Requirement:
Pictures in the data below are not part of the copy; transcribe everything else exactly.
** start of Supplied data **
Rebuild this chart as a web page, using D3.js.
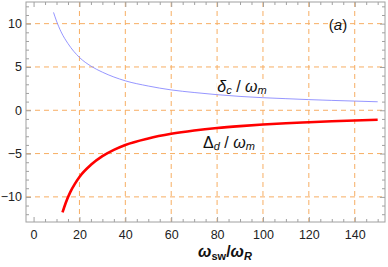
<!DOCTYPE html>
<html>
<head>
<meta charset="utf-8">
<script src="https://cdn.jsdelivr.net/npm/d3@7"></script>
<style>
  body { margin: 0; background: #fff; }
  text { font-family: "Liberation Sans", Arial, sans-serif; }
</style>
</head>
<body>
<div id="chart"></div>
<script>
// values
var deltaC = [
  [8.7, 11.3], [10, 10.3], [12, 9.05], [15, 7.7], [20, 6.1], [25, 5.1], [30, 4.4],
  [40, 3.4], [50, 2.8], [60, 2.35], [70, 2.05], [80, 1.8], [90, 1.6], [100, 1.45],
  [110, 1.34], [120, 1.23], [130, 1.14], [140, 1.06], [150, 0.98]
];
var deltaD = [
  [12.6, -11.8], [14, -10.7], [16, -9.45], [18, -8.5], [20, -7.7], [25, -6.3], [30, -5.3],
  [35, -4.57], [40, -4.0], [50, -3.25], [60, -2.72], [70, -2.34], [80, -2.05], [90, -1.83],
  [100, -1.65], [110, -1.5], [120, -1.38], [130, -1.27], [140, -1.18], [150, -1.1]
];
var xTicks = [0, 20, 40, 60, 80, 100, 120, 140];
var yTicks = [-10, -5, 0, 5, 10];

var W = 388, H = 267;
var plot = { left: 26, top: 2, right: 385, bottom: 222 };

var svg = d3.select("#chart").append("svg")
  .attr("width", W)
  .attr("height", H);

var x = d3.scaleLinear().domain([-3.3, 153.2]).range([plot.left, plot.right]);
var y = d3.scaleLinear().domain([-12.9, 12.5]).range([plot.bottom, plot.top]);

// grid lines
var grid = svg.append("g")
  .attr("stroke", "#f7ae63")
  .attr("stroke-width", 1)
  .attr("stroke-dasharray", "5,4");
grid.selectAll(".gx").data(xTicks.filter(function (d) { return d > 0; }))
  .enter().append("line")
  .attr("x1", function (d) { return x(d); })
  .attr("x2", function (d) { return x(d); })
  .attr("y1", plot.top)
  .attr("y2", plot.bottom);
grid.selectAll(".gy").data(yTicks)
  .enter().append("line")
  .attr("x1", plot.left)
  .attr("x2", plot.right)
  .attr("y1", function (d) { return y(d); })
  .attr("y2", function (d) { return y(d); });

// curves
var line = d3.line()
  .x(function (d) { return x(d[0]); })
  .y(function (d) { return y(d[1]); })
  .curve(d3.curveMonotoneX);

svg.append("path")
  .datum(deltaC)
  .attr("d", line)
  .attr("fill", "none")
  .attr("stroke", "#8a8aff")
  .attr("stroke-width", 0.9);

svg.append("path")
  .datum(deltaD)
  .attr("d", line)
  .attr("fill", "none")
  .attr("stroke", "#ff0000")
  .attr("stroke-width", 2.6);

// frame with ticks on all sides
var frameColor = "#a0a0a0";
svg.append("rect")
  .attr("x", plot.left)
  .attr("y", plot.top)
  .attr("width", plot.right - plot.left)
  .attr("height", plot.bottom - plot.top)
  .attr("fill", "none")
  .attr("stroke", frameColor)
  .attr("stroke-width", 1);

var axisB = d3.axisBottom(x).tickValues(xTicks).tickSize(-5).tickPadding(8);
var axisT = d3.axisTop(x).tickValues(xTicks).tickSize(-5).tickFormat("");
var axisL = d3.axisLeft(y).tickValues(yTicks).tickSize(-5).tickPadding(4)
  .tickFormat(function (d) { return d < 0 ? "\u2212" + (-d) : d; });
var axisR = d3.axisRight(y).tickValues(yTicks).tickSize(-5).tickFormat("");

var minorX = d3.range(0, 155, 5).filter(function (d) { return d % 20 != 0; });
var minorY = d3.range(-12, 13, 1).filter(function (d) { return d % 5 != 0; });

function styleAxis(g) {
  g.select(".domain").remove();
  g.selectAll(".tick line").attr("stroke", frameColor);
  g.selectAll(".tick text").attr("fill", "#222").style("font-size", "12.5px");
}

svg.append("g").attr("transform", "translate(0," + plot.bottom + ")").call(axisB).call(styleAxis);
svg.append("g").attr("transform", "translate(0," + plot.top + ")").call(axisT).call(styleAxis);
svg.append("g").attr("transform", "translate(" + plot.left + ",0)").call(axisL).call(styleAxis);
svg.append("g").attr("transform", "translate(" + plot.right + ",0)").call(axisR).call(styleAxis);

svg.append("g").attr("transform", "translate(0," + plot.bottom + ")")
  .call(d3.axisBottom(x).tickValues(minorX).tickSize(-3).tickFormat("")).call(styleAxis);
svg.append("g").attr("transform", "translate(0," + plot.top + ")")
  .call(d3.axisTop(x).tickValues(minorX).tickSize(-3).tickFormat("")).call(styleAxis);
svg.append("g").attr("transform", "translate(" + plot.left + ",0)")
  .call(d3.axisLeft(y).tickValues(minorY).tickSize(-3).tickFormat("")).call(styleAxis);
svg.append("g").attr("transform", "translate(" + plot.right + ",0)")
  .call(d3.axisRight(y).tickValues(minorY).tickSize(-3).tickFormat("")).call(styleAxis);

// curve labels with white background
function label(cx, cy, main, sub, mainItalic) {
  var g = svg.append("g");
  var t = g.append("text")
    .attr("x", cx)
    .attr("y", cy)
    .attr("text-anchor", "middle")
    .attr("dominant-baseline", "central")
    .style("font-size", "16px")
    .attr("fill", "#111");
  t.append("tspan").style("font-style", mainItalic ? "italic" : "normal").text(main);
  t.append("tspan").style("font-style", "italic").style("font-size", "11px").attr("dy", 4).text(sub);
  t.append("tspan").attr("dy", -4).text(" / ");
  t.append("tspan").style("font-style", "italic").text("\u03c9");
  t.append("tspan").style("font-style", "italic").style("font-size", "11px").attr("dy", 4).text("m");
  var bb = t.node().getBBox();
  g.insert("rect", "text")
    .attr("x", bb.x - 1)
    .attr("y", bb.y + 2)
    .attr("width", bb.width + 2)
    .attr("height", bb.height - 4)
    .attr("fill", "#fff");
}
label(242, 86, "\u03b4", "c", true);
label(229, 142, "\u0394", "d", false);

svg.append("text")
  .attr("x", 338)
  .attr("y", 24)
  .attr("text-anchor", "middle")
  .attr("dominant-baseline", "central")
  .style("font-size", "15px")
  .attr("fill", "#111")
  .html('(<tspan font-style="italic">a</tspan>)');

// x axis title
var xt = svg.append("text")
  .attr("x", 225)
  .attr("y", 257)
  .attr("text-anchor", "middle")
  .style("font-size", "16px")
  .style("font-weight", "bold")
  .attr("fill", "#111");
xt.append("tspan").style("font-style", "italic").text("\u03c9");
xt.append("tspan").style("font-size", "11px").attr("dy", 3).text("sw");
xt.append("tspan").attr("dy", -3).text("/");
xt.append("tspan").style("font-style", "italic").text("\u03c9");
xt.append("tspan").style("font-style", "italic").style("font-size", "11px").attr("dy", 3).text("R");
</script>
</body>
</html>
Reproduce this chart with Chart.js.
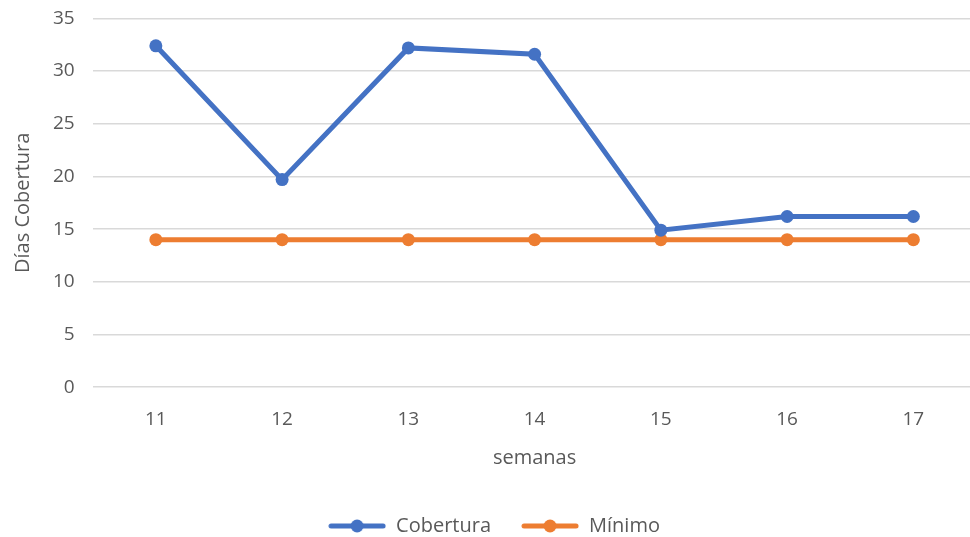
** end of Supplied data **
Task output:
Rebuild this chart as a web page, using D3.js.
<!DOCTYPE html>
<html>
<head>
<meta charset="utf-8">
<script src="https://cdn.jsdelivr.net/npm/d3@7"></script>
<style>
  body { margin: 0; background: #fff; }
  text { font-family: "Liberation Sans", Arial, sans-serif; }
</style>
</head>
<body>
<div id="chart"></div>
<script>
// values
var deltaC = [
  [8.7, 11.3], [10, 10.3], [12, 9.05], [15, 7.7], [20, 6.1], [25, 5.1], [30, 4.4],
  [40, 3.4], [50, 2.8], [60, 2.35], [70, 2.05], [80, 1.8], [90, 1.6], [100, 1.45],
  [110, 1.34], [120, 1.23], [130, 1.14], [140, 1.06], [150, 0.98]
];
var deltaD = [
  [12.6, -11.8], [14, -10.7], [16, -9.45], [18, -8.5], [20, -7.7], [25, -6.3], [30, -5.3],
  [35, -4.57], [40, -4.0], [50, -3.25], [60, -2.72], [70, -2.34], [80, -2.05], [90, -1.83],
  [100, -1.65], [110, -1.5], [120, -1.38], [130, -1.27], [140, -1.18], [150, -1.1]
];
var xTicks = [0, 20, 40, 60, 80, 100, 120, 140];
var yTicks = [-10, -5, 0, 5, 10];

var W = 388, H = 267;
var plot = { left: 26, top: 2, right: 385, bottom: 222 };

var svg = d3.select("#chart").append("svg")
  .attr("width", W)
  .attr("height", H);

var x = d3.scaleLinear().domain([-3.3, 153.2]).range([plot.left, plot.right]);
var y = d3.scaleLinear().domain([-12.9, 12.5]).range([plot.bottom, plot.top]);

// grid lines
var grid = svg.append("g")
  .attr("stroke", "#f7ae63")
  .attr("stroke-width", 1)
  .attr("stroke-dasharray", "5,4");
grid.selectAll(".gx").data(xTicks.filter(function (d) { return d > 0; }))
  .enter().append("line")
  .attr("x1", function (d) { return x(d); })
  .attr("x2", function (d) { return x(d); })
  .attr("y1", plot.top)
  .attr("y2", plot.bottom);
grid.selectAll(".gy").data(yTicks)
  .enter().append("line")
  .attr("x1", plot.left)
  .attr("x2", plot.right)
  .attr("y1", function (d) { return y(d); })
  .attr("y2", function (d) { return y(d); });

// curves
var line = d3.line()
  .x(function (d) { return x(d[0]); })
  .y(function (d) { return y(d[1]); })
  .curve(d3.curveMonotoneX);

svg.append("path")
  .datum(deltaC)
  .attr("d", line)
  .attr("fill", "none")
  .attr("stroke", "#8a8aff")
  .attr("stroke-width", 0.9);

svg.append("path")
  .datum(deltaD)
  .attr("d", line)
  .attr("fill", "none")
  .attr("stroke", "#ff0000")
  .attr("stroke-width", 2.6);

// frame with ticks on all sides
var frameColor = "#a0a0a0";
svg.append("rect")
  .attr("x", plot.left)
  .attr("y", plot.top)
  .attr("width", plot.right - plot.left)
  .attr("height", plot.bottom - plot.top)
  .attr("fill", "none")
  .attr("stroke", frameColor)
  .attr("stroke-width", 1);

var axisB = d3.axisBottom(x).tickValues(xTicks).tickSize(-5).tickPadding(8);
var axisT = d3.axisTop(x).tickValues(xTicks).tickSize(-5).tickFormat("");
var axisL = d3.axisLeft(y).tickValues(yTicks).tickSize(-5).tickPadding(4)
  .tickFormat(function (d) { return d < 0 ? "\u2212" + (-d) : d; });
var axisR = d3.axisRight(y).tickValues(yTicks).tickSize(-5).tickFormat("");

var minorX = d3.range(0, 155, 5).filter(function (d) { return d % 20 != 0; });
var minorY = d3.range(-12, 13, 1).filter(function (d) { return d % 5 != 0; });

function styleAxis(g) {
  g.select(".domain").remove();
  g.selectAll(".tick line").attr("stroke", frameColor);
  g.selectAll(".tick text").attr("fill", "#222").style("font-size", "12.5px");
}

svg.append("g").attr("transform", "translate(0," + plot.bottom + ")").call(axisB).call(styleAxis);
svg.append("g").attr("transform", "translate(0," + plot.top + ")").call(axisT).call(styleAxis);
svg.append("g").attr("transform", "translate(" + plot.left + ",0)").call(axisL).call(styleAxis);
svg.append("g").attr("transform", "translate(" + plot.right + ",0)").call(axisR).call(styleAxis);

svg.append("g").attr("transform", "translate(0," + plot.bottom + ")")
  .call(d3.axisBottom(x).tickValues(minorX).tickSize(-3).tickFormat("")).call(styleAxis);
svg.append("g").attr("transform", "translate(0," + plot.top + ")")
  .call(d3.axisTop(x).tickValues(minorX).tickSize(-3).tickFormat("")).call(styleAxis);
svg.append("g").attr("transform", "translate(" + plot.left + ",0)")
  .call(d3.axisLeft(y).tickValues(minorY).tickSize(-3).tickFormat("")).call(styleAxis);
svg.append("g").attr("transform", "translate(" + plot.right + ",0)")
  .call(d3.axisRight(y).tickValues(minorY).tickSize(-3).tickFormat("")).call(styleAxis);

// curve labels with white background
function label(cx, cy, main, sub, mainItalic) {
  var g = svg.append("g");
  var t = g.append("text")
    .attr("x", cx)
    .attr("y", cy)
    .attr("text-anchor", "middle")
    .attr("dominant-baseline", "central")
    .style("font-size", "16px")
    .attr("fill", "#111");
  t.append("tspan").style("font-style", mainItalic ? "italic" : "normal").text(main);
  t.append("tspan").style("font-style", "italic").style("font-size", "11px").attr("dy", 4).text(sub);
  t.append("tspan").attr("dy", -4).text(" / ");
  t.append("tspan").style("font-style", "italic").text("\u03c9");
  t.append("tspan").style("font-style", "italic").style("font-size", "11px").attr("dy", 4).text("m");
  var bb = t.node().getBBox();
  g.insert("rect", "text")
    .attr("x", bb.x - 1)
    .attr("y", bb.y + 2)
    .attr("width", bb.width + 2)
    .attr("height", bb.height - 4)
    .attr("fill", "#fff");
}
label(242, 86, "\u03b4", "c", true);
label(229, 142, "\u0394", "d", false);

svg.append("text")
  .attr("x", 338)
  .attr("y", 24)
  .attr("text-anchor", "middle")
  .attr("dominant-baseline", "central")
  .style("font-size", "15px")
  .attr("fill", "#111")
  .html('(<tspan font-style="italic">a</tspan>)');

// x axis title
var xt = svg.append("text")
  .attr("x", 225)
  .attr("y", 257)
  .attr("text-anchor", "middle")
  .style("font-size", "16px")
  .style("font-weight", "bold")
  .attr("fill", "#111");
xt.append("tspan").style("font-style", "italic").text("\u03c9");
xt.append("tspan").style("font-size", "11px").attr("dy", 3).text("sw");
xt.append("tspan").attr("dy", -3).text("/");
xt.append("tspan").style("font-style", "italic").text("\u03c9");
xt.append("tspan").style("font-style", "italic").style("font-size", "11px").attr("dy", 3).text("R");
</script>
</body>
</html>
Reproduce this chart with Chart.js.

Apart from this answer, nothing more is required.